EXERCISE OBJECTIVE:
Print nothing but the lines from the start of the listing below through the line that contains "40, 30, 140];". Do not include the pictures.

■ ■ ■ ■ ■

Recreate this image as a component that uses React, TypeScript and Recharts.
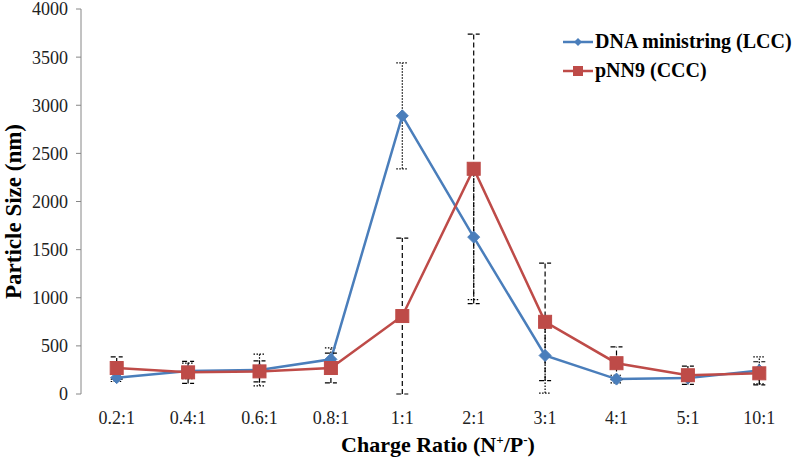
import React from 'react';
import {
  LineChart,
  Line,
  XAxis,
  YAxis,
  ErrorBar,
  Legend,
  Label,
} from 'recharts';

const categories = ['0.2:1', '0.4:1', '0.6:1', '0.8:1', '1:1', '2:1', '3:1', '4:1', '5:1', '10:1'];

// DNA ministring (LCC)
const ministring = [170, 240, 250, 360, 2890, 1630, 400, 155, 165, 245];
const ministringErr = [40, 80, 165, 120, 550, 650, 390, 40, 30, 140];

// pNN9 (CCC)
const pnn9 = [270, 225, 235, 270, 810, 2340, 750, 320, 195, 215];
const pnn9Err = [115, 115, 110, 155, 810, 1400, 610, 170, 95, 120];

const yTicks = [0, 500, 1000, 1500, 2000, 2500, 3000, 3500, 4000];

const BLUE = '#4A7EBB';
const RED = '#BE4B48';
const AXIS = '#868686';
const FONT = '"Liberation Serif", "Times New Roman", serif';

const data = categories.map((label, i) => ({
  pos: i + 0.5,
  label,
  ministring: ministring[i],
  ministringErr: ministringErr[i],
  pnn9: pnn9[i],
  pnn9Err: pnn9Err[i],
}));

const labelTicks = categories.map((_, i) => i + 0.5);
const markTicks = [0, 1, 2, 3, 4, 5, 6, 7, 8, 9, 10];

const Diamond = (props: any) => {
  const { cx, cy } = props;
  if (cx == null || cy == null) return null;
  const r = 6;
  return (
    <polygon
      points={`${cx},${cy - r} ${cx + r},${cy} ${cx},${cy + r} ${cx - r},${cy}`}
      fill={BLUE}
      stroke={BLUE}
    />
  );
};

const Square = (props: any) => {
  const { cx, cy } = props;
  if (cx == null || cy == null) return null;
  const s = 6.5;
  return <rect x={cx - s} y={cy - s} width={s * 2} height={s * 2} fill={RED} stroke={RED} />;
};

const legendItems = [
  { name: 'DNA ministring (LCC)', color: BLUE, shape: 'diamond' },
  { name: 'pNN9 (CCC)', color: RED, shape: 'square' },
];

const renderLegend = () => (
  <div style={{ fontFamily: FONT, fontWeight: 'bold', fontSize: 20, color: '#000' }}>
    {legendItems.map((item) => (
      <div key={item.name} style={{ display: 'flex', alignItems: 'center', height: 29 }}>
        <svg width={30} height={14} style={{ marginRight: 2 }}>
          <line x1={0} y1={7} x2={30} y2={7} stroke={item.color} strokeWidth={2.5} />
          {item.shape === 'diamond' ? (
            <polygon points="15,3 19,7 15,11 11,7" fill={item.color} />
          ) : (
            <rect x={10} y={2} width={10} height={10} fill={item.color} />
          )}
        </svg>
        <span>{item.name}</span>
      </div>
    ))}
  </div>
);

const renderXTitle = (props: any) => {
  const vb = props.viewBox;
  const x = vb.x + vb.width / 2;
  const y = vb.y + vb.height - 9;
  return (
    <text x={x} y={y} textAnchor="middle" fontFamily={FONT} fontWeight="bold" fontSize={22} fill="#000">
      Charge Ratio (N
      <tspan dy={-8} fontSize={13}>+</tspan>
      <tspan dy={8}>/P</tspan>
      <tspan dy={-8} fontSize={13}>-</tspan>
      <tspan dy={8}>)</tspan>
    </text>
  );
};

const renderYTitle = (props: any) => {
  const vb = props.viewBox;
  const cy = vb.y + vb.height / 2 + 10;
  return (
    <text
      x={0}
      y={0}
      transform={`translate(${vb.x + 21}, ${cy}) rotate(-90)`}
      textAnchor="middle"
      fontFamily={FONT}
      fontWeight="bold"
      fontSize={23}
      fill="#000"
    >
      Particle Size (nm)
    </text>
  );
};

export default function App() {
  return (
    <div style={{ position: 'absolute', left: 0, top: 0, width: 799, height: 461, background: '#fff' }}>
      <LineChart
        width={799}
        height={461}
        data={data}
        margin={{ top: 9, right: 4, bottom: 0, left: 0 }}
      >
        <XAxis
          xAxisId="marks"
          type="number"
          dataKey="pos"
          domain={[0, 10]}
          ticks={markTicks}
          tick={false}
          tickSize={6}
          height={0}
          axisLine={{ stroke: AXIS }}
          tickLine={{ stroke: AXIS }}
        />
        <XAxis
          xAxisId="labels"
          type="number"
          dataKey="pos"
          domain={[0, 10]}
          ticks={labelTicks}
          tickFormatter={(v: number) => categories[Math.floor(v)]}
          tickLine={false}
          axisLine={false}
          tickSize={0}
          tickMargin={17}
          height={67}
          interval={0}
          tick={{ fontFamily: FONT, fontSize: 18, fill: '#222' }}
        >
          <Label content={renderXTitle} />
        </XAxis>
        <YAxis
          domain={[0, 4000]}
          ticks={yTicks}
          width={81}
          tickSize={5}
          tickMargin={8}
          interval={0}
          allowDataOverflow
          axisLine={{ stroke: AXIS }}
          tickLine={{ stroke: AXIS }}
          tick={{ fontFamily: FONT, fontSize: 18, fill: '#222' }}
        >
          <Label content={renderYTitle} />
        </YAxis>
        <Legend
          content={renderLegend}
          layout="vertical"
          verticalAlign="middle"
          align="center"
          wrapperStyle={{ position: 'absolute', top: 27, left: 563, width: 236 }}
        />
        <Line
          xAxisId="labels"
          name="DNA ministring (LCC)"
          type="linear"
          dataKey="ministring"
          stroke={BLUE}
          strokeWidth={2.5}
          dot={<Diamond />}
          activeDot={false}
          isAnimationActive={false}
        >
          <ErrorBar dataKey="ministringErr" width={6} stroke="#000" strokeWidth={1.2} strokeDasharray="1.5 1.5" />
        </Line>
        <Line
          xAxisId="labels"
          name="pNN9 (CCC)"
          type="linear"
          dataKey="pnn9"
          stroke={RED}
          strokeWidth={2.5}
          dot={<Square />}
          activeDot={false}
          isAnimationActive={false}
        >
          <ErrorBar dataKey="pnn9Err" width={6} stroke="#000" strokeWidth={1.2} strokeDasharray="5 3" />
        </Line>
      </LineChart>
    </div>
  );
}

■ ■ ■ ■ ■

WRITTEN REPLY:
Recreate this image as a component that uses React, TypeScript and Recharts.
import React from 'react';
import {
  LineChart,
  Line,
  XAxis,
  YAxis,
  ErrorBar,
  Legend,
  Label,
} from 'recharts';

const categories = ['0.2:1', '0.4:1', '0.6:1', '0.8:1', '1:1', '2:1', '3:1', '4:1', '5:1', '10:1'];

// DNA ministring (LCC)
const ministring = [170, 240, 250, 360, 2890, 1630, 400, 155, 165, 245];
const ministringErr = [40, 80, 165, 120, 550, 650, 390, 40, 30, 140];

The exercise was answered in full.